Whitney blinked, unfazed by the information. She knew. “Should I contact his lawyer again?” Whitney asked, her stomach turning at the thought of making another phone call to “Paul Howell’s office - please hold.”

The doctor shook his head. “We’ve got it taken care of,” he told her, eyes on her as he explained. “I’m sure they’ll get a hold of you in a few days for some follow up.”

Whitney nodded, though unsure of what ‘follow up’ completely meant. The next few weeks were already a dangerous haze to her. She couldn’t imagine throwing the drama of ‘follow up’ into the mix.

The doctor leaning in closer. “Is there anything else I can help you with? Any questions? Concerns?”

Whitney knew he was only trying to help, but she could only take so many questions in a day.

“I’m fine,” she told him. “Thank you.”

---

Max had been at home when he’d gotten the call. Home as in the Southside, not Quebec. Though the half-filled suitcases littering his bedroom said that they’d caught him just in time.

At first, he thought it’d been some crazy stunt pulled by a fan. He’d had bizarre things happen before - he was once sent a fake Save The Date to his own wedding - but nothing to this extreme. He knew it had to be a joke. Sure Max got around, but he was always careful. Always cleaning up after his wake, leaving no traces at the scene of the crime. So he’d ordered a paternity test and tried to brushed off that phone call. No big deal.

It was the second call that had drained all color from his face and spread a numbness to the tips of his fingers. He’d been thankful he’d been home alone when he’d answered his phone. There was no telling what his reaction would have been in public.

Max slumped into a chair in his living room. The television droned lowly in the background, a news station predicting sunshine for the remainder of the week. He didn’t catch that. His hearing was fuzzy.

“Do you recall meeting a Whitney Nash?”

No. He’d never heard the name, as far as he was concerned. Maybe just a Whitney, but he didn’t remember a last name. “No,” he said aloud, his eyes fixed on nothing.

The list of twenty questions went on. They were necessary, in case a law suit formed out of this. And he answered them as truthfully as possible, though his answers didn’t offer much value. He didn’t know anything. Hell, up until yesterday he’d been a regular guy with a lot of money and even more charm. But that had been what had gotten him into this in the first place.

He put his head in his hands.

“Despite the circumstances,” Paul went on, “I am happy to inform you of your healthy baby girl.

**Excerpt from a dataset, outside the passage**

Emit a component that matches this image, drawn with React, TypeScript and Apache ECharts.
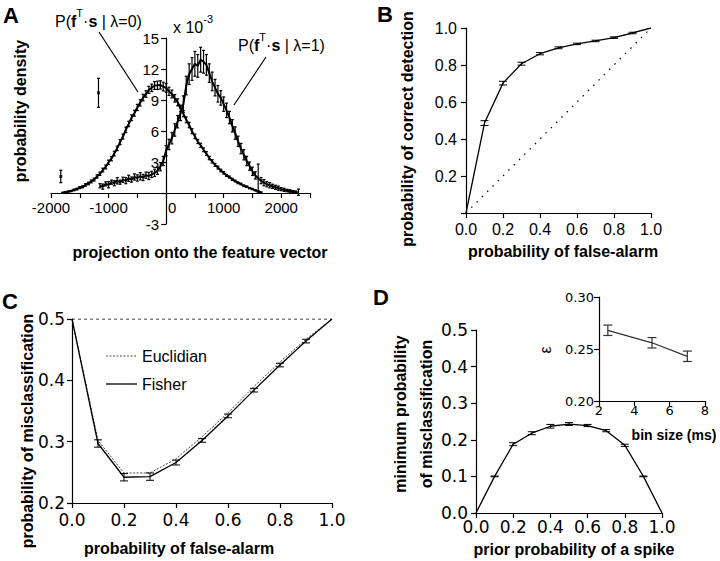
import React, { useEffect, useRef } from 'react';
import * as echarts from 'echarts';

const FONT = '"Liberation Sans", Arial, Helvetica, sans-serif';
const WIDE = '"DejaVu Sans", Verdana, sans-serif';

// ---------- Panel A: projection histograms (x 10^-3) ----------
const A0_START = -1800;
const A1_START = -1150;
const A_STEP = 50;
const a0Vals = [
  0.02, 0.08, 0.14, 0.19, 0.30, 0.38, 0.52, 0.60, 0.78, 0.92,
  1.12, 1.30, 1.60, 1.86, 2.22, 2.52, 2.98, 3.32, 3.82, 4.32,
  4.92, 5.46, 6.12, 6.68, 7.28, 7.72, 8.28, 8.72, 9.24, 9.58,
  9.98, 10.18, 10.40, 10.42, 10.46, 10.30, 10.18, 9.84, 9.58, 9.16,
  8.78, 8.18, 7.68, 7.08, 6.58, 5.98, 5.48, 4.98, 4.62, 4.18,
  3.82, 3.38, 3.06, 2.72, 2.46, 2.18, 1.96, 1.70, 1.54, 1.32,
  1.16, 0.98, 0.87, 0.70, 0.61, 0.47, 0.38, 0.26, 0.16, 0.06,
];
const a0Err = [
  0.05, 0.05, 0.06, 0.06, 0.08, 0.08, 0.1, 0.1, 0.12, 0.12,
  0.14, 0.14, 0.16, 0.16, 0.18, 0.18, 0.2, 0.2, 0.22, 0.22,
  0.24, 0.24, 0.26, 0.26, 0.28, 0.28, 0.3, 0.3, 0.32, 0.32,
  0.34, 0.36, 0.38, 0.4, 0.4, 0.42, 0.42, 0.4, 0.38, 0.36,
  0.34, 0.32, 0.3, 0.28, 0.26, 0.24, 0.22, 0.2, 0.2, 0.18,
  0.18, 0.16, 0.16, 0.14, 0.14, 0.12, 0.12, 0.1, 0.1, 0.1,
  0.08, 0.08, 0.08, 0.07, 0.07, 0.06, 0.06, 0.05, 0.05, 0.05,
];
const a1Vals = [
  0.70, 0.62, 0.88, 0.80, 1.05, 0.95, 1.18, 1.05, 1.28, 1.20,
  1.42, 1.30, 1.55, 1.45, 1.62, 1.50, 1.72, 1.65, 1.80, 1.95,
  2.15, 2.55, 3.10, 4.10, 4.70, 5.30, 6.10, 6.90, 7.70, 8.60,
  10.40, 11.50, 12.00, 12.50, 12.30, 12.90, 12.70, 12.40, 11.60, 10.80,
  10.20, 9.60, 9.20, 8.60, 8.00, 7.30, 6.50, 5.80, 5.00, 4.30,
  3.70, 3.10, 2.60, 2.10, 1.70, 1.40, 1.20, 1.00, 0.85, 0.75,
  0.65, 0.55, 0.47, 0.38, 0.30, 0.24, 0.19, 0.14, 0.10, 0.08,
];
const a1Err = [
  0.2, 0.25, 0.2, 0.3, 0.2, 0.25, 0.3, 0.2, 0.25, 0.3,
  0.3, 0.25, 0.3, 0.3, 0.35, 0.3, 0.3, 0.35, 0.3, 0.35,
  0.35, 0.4, 0.45, 0.5, 0.5, 0.55, 0.6, 0.6, 0.7, 0.8,
  0.9, 1.0, 1.1, 1.2, 1.1, 1.2, 1.1, 1.0, 0.9, 0.9,
  0.8, 0.8, 0.7, 0.7, 0.7, 0.6, 0.6, 0.6, 0.5, 0.5,
  0.5, 0.45, 0.4, 0.4, 0.35, 1.4, 0.3, 0.3, 0.25, 0.25,
  0.2, 0.2, 0.2, 0.15, 0.15, 0.12, 0.12, 0.1, 0.1, 0.3,
];
const aLoneX = [-1830, -1175];
const aLoneY = [1.6, 9.7];
const aLoneErr = [0.6, 1.4];
const A_X_RANGE = [-2000, 2500];
const A_Y_RANGE = [-3, 15];

// ---------- Panel B: ROC ----------
const probX = [0, 0.1, 0.2, 0.3, 0.4, 0.5, 0.6, 0.7, 0.8, 0.9, 1.0];
const rocY = [0, 0.486, 0.702, 0.807, 0.861, 0.893, 0.914, 0.930, 0.948, 0.973, 1.0];
const rocErr = [0, 0.013, 0.01, 0.008, 0.006, 0.005, 0.004, 0.004, 0.004, 0.004, 0];
const chanceX = [0, 1];
const chanceY = [0, 1];

// ---------- Panel C: misclassification vs false alarm ----------
const fisherY = [0.5, 0.297, 0.242, 0.243, 0.266, 0.302, 0.342, 0.384, 0.425, 0.464, 0.5];
const fisherErr = [0, 0.006, 0.006, 0.006, 0.004, 0.003, 0.003, 0.003, 0.003, 0.003, 0];
const euclidY = [0.5, 0.302, 0.249, 0.249, 0.272, 0.308, 0.347, 0.390, 0.430, 0.467, 0.5];
const chanceLevelX = [0, 1];
const chanceLevelY = [0.5, 0.5];
const legendNames = ['Euclidian', 'Fisher'];

// ---------- Panel D: minimum misclassification vs prior ----------
const minErrY = [0, 0.1, 0.188, 0.218, 0.237, 0.243, 0.239, 0.225, 0.185, 0.1, 0];
const minErrErr = [0, 0.001, 0.004, 0.004, 0.005, 0.004, 0.003, 0.003, 0.003, 0.001, 0];
// inset
const binSize = [2.5, 5, 7];
const epsY = [0.268, 0.256, 0.243];
const epsErr = [0.005, 0.005, 0.005];

const pairs = (xs: number[], ys: number[]) => xs.map((x, i) => [x, ys[i]]);
const gridX = (start: number, n: number) => Array.from({ length: n }, (_, i) => start + i * A_STEP);

function errSeries(xAxisIndex: number, yAxisIndex: number, xs: number[], ys: number[], es: number[], cap: number, color = '#000', width = 1) {
  const data = xs.map((x, i) => [x, ys[i] - es[i], ys[i] + es[i]]).filter((_, i) => es[i] > 0);
  return {
    type: 'custom',
    xAxisIndex,
    yAxisIndex,
    data,
    encode: { x: 0, y: [1, 2] },
    silent: true,
    z: 3,
    renderItem: (_p: any, api: any) => {
      const lo = api.coord([api.value(0), api.value(1)]);
      const hi = api.coord([api.value(0), api.value(2)]);
      const st = { stroke: color, lineWidth: width };
      return {
        type: 'group',
        children: [
          { type: 'line', shape: { x1: lo[0], y1: lo[1], x2: hi[0], y2: hi[1] }, style: st },
          { type: 'line', shape: { x1: lo[0] - cap, y1: lo[1], x2: lo[0] + cap, y2: lo[1] }, style: st },
          { type: 'line', shape: { x1: hi[0] - cap, y1: hi[1], x2: hi[0] + cap, y2: hi[1] }, style: st },
        ],
      };
    },
  };
}

function valAxis(gridIndex: number, min: number, max: number, interval: number, fmt: any, fontSize = 16, margin = 8, extra: any = {}) {
  return {
    type: 'value',
    gridIndex,
    min,
    max,
    interval,
    axisLine: { show: true, onZero: false, lineStyle: { color: '#000', width: 1.2 } },
    axisTick: { show: true, length: 5, lineStyle: { color: '#000', width: 1.2 } },
    splitLine: { show: false },
    axisLabel: { color: '#000', fontSize, fontFamily: extra.font || FONT, margin, formatter: fmt, rich: extra.rich },
    offset: extra.offset || 0,
  };
}

function txt(x: number, y: number, text: string, opts: any = {}) {
  const { size = 16, weight = 'normal', rot = 0, align = 'center', rich } = opts;
  return {
    type: 'text',
    x,
    y,
    rotation: rot,
    silent: true,
    style: {
      text,
      fill: '#000',
      fontSize: size,
      fontWeight: weight,
      fontFamily: FONT,
      align,
      verticalAlign: 'middle',
      textAlign: align,
      textVerticalAlign: 'middle',
      rich,
    },
  };
}

const supRich = {
  n: { fontSize: 16, fontFamily: FONT, lineHeight: 22, verticalAlign: 'bottom' },
  b: { fontSize: 16, fontFamily: FONT, fontWeight: 'bold', lineHeight: 22, verticalAlign: 'bottom' },
  s: { fontSize: 11, fontFamily: FONT, lineHeight: 11, verticalAlign: 'top' },
};

function buildOption() {
  const a0X = gridX(A0_START, a0Vals.length);
  const a1X = gridX(A1_START, a1Vals.length);
  const f1 = (v: number) => v.toFixed(1);
  const lineBlack = { color: '#000', width: 1.3 };
  const wide = { font: WIDE };

  const gA = { left: 51, top: 38, width: 259, height: 186 };
  // place panel A axes through the origin (0, 0)
  const yAxisOffsetA = -((0 - A_X_RANGE[0]) / (A_X_RANGE[1] - A_X_RANGE[0])) * gA.width;
  const xAxisOffsetA = -((0 - A_Y_RANGE[0]) / (A_Y_RANGE[1] - A_Y_RANGE[0])) * gA.height;

  return {
    animation: false,
    backgroundColor: '#fff',
    grid: [
      gA,
      { left: 466, top: 28, width: 185, height: 185 },
      { left: 72, top: 319, width: 260, height: 184 },
      { left: 476, top: 330, width: 186, height: 183 },
      { left: 599, top: 297, width: 106, height: 104 },
    ],
    xAxis: [
      valAxis(0, A_X_RANGE[0], A_X_RANGE[1], 500, (v: number) => (v % 1000 === 0 ? (v === 0 ? '{z|0}' : String(v)) : ''), 15, 7,
        { offset: xAxisOffsetA, rich: { z: { fontSize: 15, fontFamily: FONT, color: '#000', padding: [0, 0, 0, 12] } } }),
      valAxis(1, 0, 1, 0.2, f1, 16, 8),
      valAxis(2, 0, 1, 0.2, f1, 17, 8, wide),
      valAxis(3, 0, 1, 0.2, f1, 17, 5, wide),
      valAxis(4, 2, 8, 2, (v: number) => String(v), 13, 3, wide),
    ],
    yAxis: [
      valAxis(0, A_Y_RANGE[0], A_Y_RANGE[1], 3, (v: number) => (v === 0 ? '' : String(v)), 15, 7, { offset: yAxisOffsetA }),
      valAxis(1, 0, 1, 0.2, (v: number) => (v === 0 ? '' : v.toFixed(1)), 16, 9),
      valAxis(2, 0.2, 0.5, 0.1, f1, 17, 7, wide),
      valAxis(3, 0, 0.5, 0.1, f1, 17, 8, wide),
      valAxis(4, 0.2, 0.3, 0.05, (v: number) => v.toFixed(2), 13, 5, wide),
    ],
    series: [
      // A
      { type: 'line', name: 'lambda0', xAxisIndex: 0, yAxisIndex: 0, data: pairs(a0X, a0Vals), symbol: 'none', lineStyle: { color: '#000', width: 2 }, z: 2 },
      { type: 'line', name: 'lambda1', xAxisIndex: 0, yAxisIndex: 0, data: pairs(a1X, a1Vals), symbol: 'none', lineStyle: { color: '#000', width: 2 }, z: 2 },
      errSeries(0, 0, a0X, a0Vals, a0Err, 1.5, '#000', 1.2),
      errSeries(0, 0, a1X, a1Vals, a1Err, 1.5, '#000', 1.2),
      errSeries(0, 0, aLoneX, aLoneY, aLoneErr, 1.5, '#000', 1.2),
      { type: 'scatter', name: 'lone', xAxisIndex: 0, yAxisIndex: 0, data: pairs(aLoneX, aLoneY), symbol: 'rect', symbolSize: 3, itemStyle: { color: '#000' } },
      // B
      { type: 'line', name: 'roc', xAxisIndex: 1, yAxisIndex: 1, data: pairs(probX, rocY), symbol: 'none', lineStyle: lineBlack, z: 2 },
      { type: 'line', name: 'chance', xAxisIndex: 1, yAxisIndex: 1, data: pairs(chanceX, chanceY), symbol: 'none', lineStyle: { color: '#000', width: 1.2, type: [1.5, 6] }, z: 2 },
      errSeries(1, 1, probX, rocY, rocErr, 4),
      // C
      { type: 'line', name: legendNames[0], xAxisIndex: 2, yAxisIndex: 2, data: pairs(probX, euclidY), symbol: 'none', lineStyle: { color: '#444', width: 1, type: [2, 1.5] }, z: 2 },
      { type: 'line', name: legendNames[1], xAxisIndex: 2, yAxisIndex: 2, data: pairs(probX, fisherY), symbol: 'none', lineStyle: lineBlack, z: 2 },
      { type: 'line', name: 'level', xAxisIndex: 2, yAxisIndex: 2, data: pairs(chanceLevelX, chanceLevelY), symbol: 'none', lineStyle: { color: '#000', width: 1, type: [3, 3] }, z: 1 },
      errSeries(2, 2, probX, fisherY, fisherErr, 4),
      // D
      { type: 'line', name: 'minErr', xAxisIndex: 3, yAxisIndex: 3, data: pairs(probX, minErrY), symbol: 'none', lineStyle: lineBlack, z: 2 },
      errSeries(3, 3, probX, minErrY, minErrErr, 4),
      { type: 'line', name: 'eps', xAxisIndex: 4, yAxisIndex: 4, data: pairs(binSize, epsY), symbol: 'none', lineStyle: { color: '#333', width: 1.3 }, z: 2 },
      errSeries(4, 4, binSize, epsY, epsErr, 4.5, '#333', 1.2),
    ],
    graphic: [
      txt(11, 15, 'A', { size: 22, weight: 'bold' }),
      txt(385, 14, 'B', { size: 22, weight: 'bold' }),
      txt(10, 301, 'C', { size: 22, weight: 'bold' }),
      txt(381, 297, 'D', { size: 22, weight: 'bold' }),
      // panel A annotations
      txt(55, 18, '{n|P(}{b|f}{s|T}{n|·}{b|s}{n| | λ=0)}', { align: 'left', rich: supRich }),
      txt(238, 42, '{n|P(}{b|f}{s|T}{n|·}{b|s}{n| | λ=1)}', { align: 'left', rich: supRich }),
      txt(173, 24, '{n|x 10}{s|-3}', { align: 'left', rich: supRich }),
      { type: 'line', silent: true, shape: { x1: 99, y1: 32, x2: 138, y2: 92 }, style: { stroke: '#000', lineWidth: 1.2 } },
      { type: 'line', silent: true, shape: { x1: 266, y1: 57, x2: 234, y2: 105 }, style: { stroke: '#000', lineWidth: 1.2 } },
      // panel C legend
      { type: 'line', silent: true, shape: { x1: 106, y1: 356, x2: 137, y2: 356 }, style: { stroke: '#444', lineWidth: 1, lineDash: [2, 1.5] } },
      txt(142, 356, legendNames[0], { align: 'left' }),
      { type: 'line', silent: true, shape: { x1: 106, y1: 384, x2: 137, y2: 384 }, style: { stroke: '#000', lineWidth: 1.3 } },
      txt(142, 384, legendNames[1], { align: 'left' }),
      // axis titles
      txt(20, 111, 'probability density', { weight: 'bold', rot: Math.PI / 2 }),
      txt(200, 252, 'projection onto the feature vector', { weight: 'bold' }),
      txt(407, 129, 'probability of correct detection', { weight: 'bold', rot: Math.PI / 2 }),
      txt(563, 251, 'probability of false-alarm', { weight: 'bold' }),
      txt(27, 431, 'probability of misclassification', { weight: 'bold', rot: Math.PI / 2 }),
      txt(179, 548, 'probability of false-alarm', { weight: 'bold' }),
      txt(400, 414, 'minimum probability', { weight: 'bold', rot: Math.PI / 2 }),
      txt(426, 414, 'of misclassification', { weight: 'bold', rot: Math.PI / 2 }),
      txt(574, 549, 'prior probability of a spike', { weight: 'bold' }),
      txt(545, 350, 'ε', { size: 16, rot: Math.PI / 2 }),
      txt(674, 435, 'bin size (ms)', { size: 14, weight: 'bold' }),
    ],
  };
}

export default function App() {
  const ref = useRef<HTMLDivElement>(null);
  useEffect(() => {
    if (!ref.current) return;
    const chart = echarts.init(ref.current, null, { renderer: 'svg' });
    chart.setOption(buildOption() as any);
    return () => chart.dispose();
  }, []);
  return (
    <div
      ref={ref}
      style={{ position: 'absolute', left: 0, top: 0, width: 720, height: 561, background: '#fff' }}
    />
  );
}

Seven pounds, two ounces. Twenty one inches.”

The words were foreign to him, spoken from a tongue that didn’t know the blow they gave. His gut twisted painfully. Your healthy baby girl. Had he been trapped in some movie? Some nightmare that he couldn’t shake?

A few minutes later, Max hung up his phone. Hadn’t just pressed end and set it down, but turned it all the way off. He didn’t want to talk to anyone else. He couldn’t.

As if the possibility of becoming a Free Agent hadn’t scared the shit out of him. This was something completely different. And so much worse.